XRP is under heavy selling pressure after dropping nearly 6% in a sharp daily move, falling below key support levels and currently trading around $2.20. This decline brings the crucial $2.00 psychological level into focus, a zone that could determine the next direction for XRP. Repeated rejection from resistance between $2.37 and $2.42 has intensified the bearish sentiment.
More concerning is XRP's fall below the 100-day Exponential Moving Average (EMA), a commonly watched technical indicator. This breakdown signals potential for a prolonged downtrend, especially as selling pressure builds across the broader crypto market. XRP has been forming lower highs since its December peak and remains locked within a descending channel, reflecting persistent bearish control.
Trading volume has notably increased on red candles, suggesting heightened activity from sellers as buying interest fades. If XRP fails to hold above $2.00, the next major support lies near $1.93, which aligns with the 200-day EMA. A breakdown below this zone could open the door to $1.75, a key level from late 2024’s consolidation.

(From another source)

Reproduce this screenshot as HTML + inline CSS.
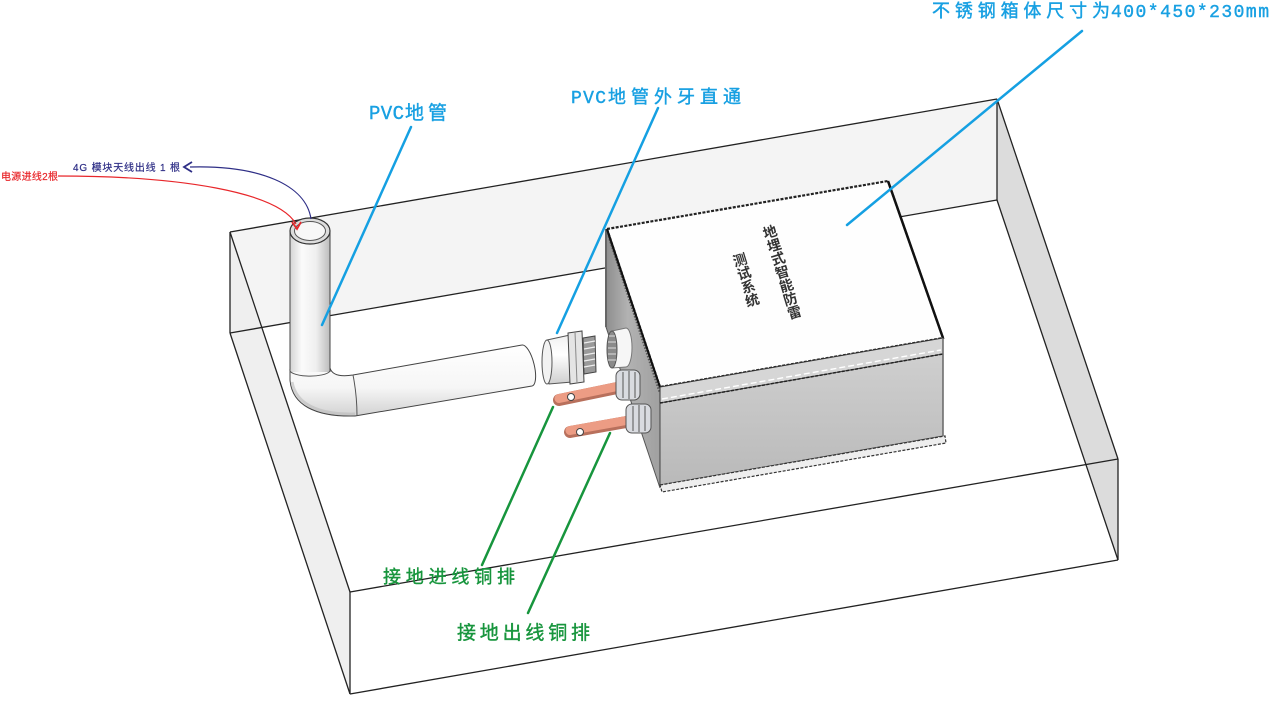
<!DOCTYPE html>
<html><head><meta charset="utf-8">
<style>
html,body{margin:0;padding:0;background:#fff;}
body{width:1271px;height:704px;overflow:hidden;}
svg{display:block;}
.cjk{font-family:"Liberation Sans","Noto Sans CJK SC",sans-serif;}
.mono{font-family:"Liberation Mono","Noto Sans CJK SC",monospace;}
</style></head>
<body>
<svg width="1271" height="704" viewBox="0 0 1271 704" xmlns="http://www.w3.org/2000/svg">
<defs>
  <linearGradient id="vp" x1="0" y1="0" x2="1" y2="0">
    <stop offset="0" stop-color="#d4d4d4"/>
    <stop offset="0.3" stop-color="#fbfbfb"/>
    <stop offset="0.65" stop-color="#efefef"/>
    <stop offset="1" stop-color="#bcbcbc"/>
  </linearGradient>
  <linearGradient id="hp" x1="0" y1="0" x2="0" y2="1">
    <stop offset="0" stop-color="#ffffff"/>
    <stop offset="0.6" stop-color="#f6f6f6"/>
    <stop offset="1" stop-color="#d2d2d2"/>
  </linearGradient>
  <linearGradient id="front" x1="0" y1="0" x2="0" y2="1">
    <stop offset="0" stop-color="#cfcfcf"/>
    <stop offset="1" stop-color="#b9b9b9"/>
  </linearGradient>
  <linearGradient id="endf" x1="0" y1="0" x2="1" y2="0">
    <stop offset="0" stop-color="#8e8e8e"/>
    <stop offset="0.4" stop-color="#b2b2b2"/>
    <stop offset="1" stop-color="#a0a0a0"/>
  </linearGradient>
  <linearGradient id="cyl" x1="0" y1="0" x2="0" y2="1">
    <stop offset="0" stop-color="#f0f0f0"/>
    <stop offset="0.4" stop-color="#ffffff"/>
    <stop offset="1" stop-color="#cfcfcf"/>
  </linearGradient>
</defs>

<!-- Outer transparent box faces -->
<polygon points="230,232 997,99 997,200 230,333" fill="#f4f4f4"/>
<polygon points="230,232 350,592 350,694 230,333" fill="#efefef"/>
<polygon points="997,99 1118,459 1118,560 997,200" fill="#dcdcdc"/>

<g stroke="#222" stroke-width="1.3" fill="none">
  <line x1="230" y1="232" x2="997" y2="99"/>
  <line x1="230" y1="333" x2="997" y2="200"/>
  <line x1="230" y1="232" x2="230" y2="333"/>
  <line x1="997" y1="99" x2="997" y2="200"/>
  <line x1="230" y1="232" x2="350" y2="592"/>
  <line x1="230" y1="333" x2="350" y2="694"/>
  <line x1="997" y1="99" x2="1118" y2="459"/>
  <line x1="997" y1="200" x2="1118" y2="560"/>
  <line x1="350" y1="592" x2="350" y2="694"/>
  <line x1="1118" y1="459" x2="1118" y2="560"/>
  <line x1="350" y1="592" x2="1118" y2="459"/>
  <line x1="350" y1="694" x2="1118" y2="560"/>
</g>

<!-- PVC pipe: elbow + horizontal -->
<path d="M290,368 L290,380 C292,405 315,417 355,416 L532,386 A7,20.6 -14 0 0 522,345 L353,375 C340,377 332,375 330,368 Z" fill="url(#hp)" stroke="#444" stroke-width="1"/>
<path d="M292,382 C296,404 318,415 355,414" fill="none" stroke="#bbb" stroke-width="3" opacity="0.6"/>
<path d="M353,375 C356,390 357,404 357,416" fill="none" stroke="#555" stroke-width="1"/>
<!-- vertical pipe -->
<rect x="290" y="231" width="40" height="141" fill="url(#vp)"/>
<line x1="290" y1="231" x2="290" y2="372" stroke="#444" stroke-width="1"/>
<line x1="330" y1="231" x2="330" y2="372" stroke="#444" stroke-width="1"/>
<path d="M290,369 A20,6 0 0 0 330,371" fill="none" stroke="#555" stroke-width="1"/>
<ellipse cx="310" cy="231" rx="20" ry="13" fill="#dcdcdc" stroke="#333" stroke-width="1.2"/>
<ellipse cx="310" cy="231" rx="15.5" ry="9.5" fill="#f7f7f7" stroke="#555" stroke-width="1"/>

<!-- Device: end face -->
<polygon points="606,229 660,387 660,488 606,327" fill="url(#endf)" stroke="#555" stroke-width="1"/>
<line x1="606" y1="229" x2="606" y2="327" stroke="#666" stroke-width="2"/>
<line x1="609" y1="236" x2="660" y2="392" stroke="#555" stroke-width="3" stroke-dasharray="1.5 1.5"/>
<!-- lid top -->
<polygon points="607,229 888,181 943,338 660,387" fill="#fefefe" stroke="#222" stroke-width="2.2" stroke-dasharray="3 1.4"/>
<line x1="888" y1="181" x2="943" y2="338" stroke="#111" stroke-width="2.5"/>
<line x1="607" y1="229" x2="660" y2="387" stroke="#111" stroke-width="2"/>
<!-- lid band -->
<polygon points="660,387 943,338 943,354 660,403" fill="#d6d6d6" stroke="#333" stroke-width="1"/>
<line x1="662" y1="399" x2="941" y2="350" stroke="#fff" stroke-width="1.4" stroke-dasharray="6 3"/>
<!-- front body -->
<polygon points="660,403 943,354 943,436 660,485" fill="url(#front)" stroke="#444" stroke-width="1"/>
<line x1="660" y1="403" x2="943" y2="354" stroke="#222" stroke-width="1.5" stroke-dasharray="3 1.5"/>
<!-- ledge -->
<polygon points="660,485 945,436 946,443 662,492" fill="#eeeeee" stroke="#333" stroke-width="1.2" stroke-dasharray="3 1.5"/>
<line x1="943" y1="338" x2="943" y2="436" stroke="#666" stroke-width="1.5"/>

<!-- Text on lid -->
<g class="cjk" font-size="14" font-weight="bold" fill="#333" text-anchor="middle" dominant-baseline="central">
  <text x="770" y="232" transform="rotate(-17 770 232)">地</text>
  <text x="774.1" y="245.4" transform="rotate(-17 774.1 245.4)">埋</text>
  <text x="778.2" y="258.8" transform="rotate(-17 778.2 258.8)">式</text>
  <text x="782.2" y="272.2" transform="rotate(-17 782.2 272.2)">智</text>
  <text x="786.3" y="285.6" transform="rotate(-17 786.3 285.6)">能</text>
  <text x="790.4" y="299" transform="rotate(-17 790.4 299)">防</text>
  <text x="794.5" y="312.4" transform="rotate(-17 794.5 312.4)">雷</text>
  <text x="740" y="260" transform="rotate(-17 740 260)">测</text>
  <text x="744.1" y="273.4" transform="rotate(-17 744.1 273.4)">试</text>
  <text x="748.2" y="286.8" transform="rotate(-17 748.2 286.8)">系</text>
  <text x="752.2" y="300.2" transform="rotate(-17 752.2 300.2)">统</text>
</g>

<!-- Round fitting on end face -->
<path d="M612,331 L626,328 A6,19.5 0 0 1 626,367 L612,368 Z" fill="#f6f6f6" stroke="#777" stroke-width="1"/>
<ellipse cx="612" cy="349.5" rx="5" ry="18.5" fill="#8a8a8a" stroke="#555" stroke-width="1"/>
<g stroke="#ddd" stroke-width="1">
  <line x1="609" y1="336" x2="615" y2="336"/>
  <line x1="608" y1="342" x2="616" y2="342"/>
  <line x1="608" y1="348" x2="616" y2="348"/>
  <line x1="608" y1="354" x2="616" y2="354"/>
  <line x1="608" y1="360" x2="616" y2="360"/>
</g>

<!-- Copper bars -->
<line x1="559" y1="400" x2="622" y2="387" stroke="#b8705c" stroke-width="12" stroke-linecap="round"/>
<line x1="559" y1="398.5" x2="622" y2="385.5" stroke="#ec9c84" stroke-width="9" stroke-linecap="round"/>
<circle cx="571" cy="397" r="3.5" fill="#fff" stroke="#444" stroke-width="1"/>
<line x1="570" y1="432" x2="632" y2="421" stroke="#b8705c" stroke-width="12" stroke-linecap="round"/>
<line x1="570" y1="430.5" x2="632" y2="419.5" stroke="#ec9c84" stroke-width="9" stroke-linecap="round"/>
<circle cx="580" cy="432" r="3.5" fill="#fff" stroke="#444" stroke-width="1"/>

<!-- Cable glands -->
<g stroke="#555" stroke-width="1">
  <rect x="616" y="370" width="24" height="30" rx="6" fill="#d9dbe0"/>
  <line x1="623" y1="372" x2="623" y2="398"/>
  <line x1="629" y1="371" x2="629" y2="399"/>
  <line x1="635" y1="372" x2="635" y2="398"/>
  <rect x="626" y="404" width="25" height="29" rx="6" fill="#d9dbe0"/>
  <line x1="633" y1="406" x2="633" y2="431"/>
  <line x1="639" y1="405" x2="639" y2="432"/>
  <line x1="645" y1="406" x2="645" y2="431"/>
</g>

<!-- PVC male adapter -->
<path d="M547,340 L570,335 L572,382 L549,384 Z" fill="url(#cyl)" stroke="#555" stroke-width="1"/>
<ellipse cx="547" cy="362" rx="5" ry="22" fill="#f2f2f2" stroke="#555" stroke-width="1"/>
<polygon points="568,333 582,331 584,382 570,384" fill="#e4e4e4" stroke="#444" stroke-width="1"/>
<line x1="575" y1="332" x2="577" y2="383" stroke="#888" stroke-width="1"/>
<polygon points="583,338 595,336 596,372 584,374" fill="#9a9a9a" stroke="#444" stroke-width="1"/>
<g stroke="#eee" stroke-width="1.2">
  <line x1="584" y1="343" x2="595" y2="341"/>
  <line x1="584" y1="349" x2="595" y2="347"/>
  <line x1="584" y1="355" x2="595" y2="353"/>
  <line x1="584" y1="361" x2="595" y2="359"/>
  <line x1="584" y1="367" x2="595" y2="365"/>
</g>

<!-- Leader lines -->
<g stroke="#15a0e2" stroke-width="2.5" stroke-linecap="round">
  <line x1="1082" y1="31" x2="847" y2="225"/>
  <line x1="658" y1="108" x2="557" y2="333"/>
  <line x1="411" y1="127" x2="322" y2="325"/>
</g>
<g stroke="#17953d" stroke-width="2.5" stroke-linecap="round">
  <line x1="482" y1="565" x2="553" y2="407"/>
  <line x1="528" y1="613" x2="610" y2="433"/>
</g>

<!-- Wire callouts -->
<path d="M190,167 C260,165 306,185 311,219" fill="none" stroke="#2e2e86" stroke-width="1.2"/>
<polyline points="192,162 184,167 192,172" fill="none" stroke="#2e2e86" stroke-width="1.8"/>
<path d="M58,176 C180,176 278,192 296,224" fill="none" stroke="#e8262a" stroke-width="1.2"/>
<polyline points="292,222 297,229 301,222" fill="none" stroke="#e8262a" stroke-width="1.8"/>

<!-- Labels -->
<g stroke-width="0.4">
<text class="cjk" x="932" y="17" font-size="18" fill="#18a0e2" stroke="#18a0e2" textLength="178" lengthAdjust="spacing">不锈钢箱体尺寸为</text>
<text class="mono" x="1111" y="17" font-size="18" fill="#18a0e2" stroke="#18a0e2" textLength="158" lengthAdjust="spacing">400*450*230mm</text>

<text class="mono" x="571" y="103" font-size="18" fill="#18a0e2" stroke="#18a0e2" textLength="35" lengthAdjust="spacing">PVC</text>
<text class="cjk" x="608" y="103" font-size="18" fill="#18a0e2" stroke="#18a0e2" textLength="133" lengthAdjust="spacing">地管外牙直通</text>

<text class="mono" x="369" y="119" font-size="19" fill="#18a0e2" stroke="#18a0e2" textLength="35" lengthAdjust="spacing">PVC</text>
<text class="cjk" x="405" y="119" font-size="19" fill="#18a0e2" stroke="#18a0e2" textLength="42" lengthAdjust="spacing">地管</text>

<text class="cjk" x="383" y="583" font-size="18" fill="#17953d" stroke="#17953d" textLength="132" lengthAdjust="spacing">接地进线铜排</text>
<text class="cjk" x="457" y="639" font-size="19" fill="#17953d" stroke="#17953d" textLength="133" lengthAdjust="spacing">接地出线铜排</text>

<text class="cjk" x="73" y="171" font-size="10" fill="#2e2e86" stroke="#2e2e86" stroke-width="0.2" textLength="107" lengthAdjust="spacing">4G 模块天线出线 1 根</text>
<text class="cjk" x="1" y="180" font-size="10" fill="#e8262a" stroke="#e8262a" stroke-width="0.2" textLength="57" lengthAdjust="spacing">电源进线2根</text>
</g>
</svg>
</body></html>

The Relative Strength Index (RSI) currently sits at 42, pointing to growing bearish momentum but also hinting at potential volatility. A short-term rebound remains possible if XRP can defend the $2.00 level. However, to shift momentum back in favor of bulls, XRP must reclaim the 100 EMA quickly.
As XRP struggles under technical and psychological pressure, traders are closely watching upcoming moves. Holding $2.00 may spark a relief rally, but failure could confirm a deeper correction. Investors should remain cautious as XRP tests these critical levels.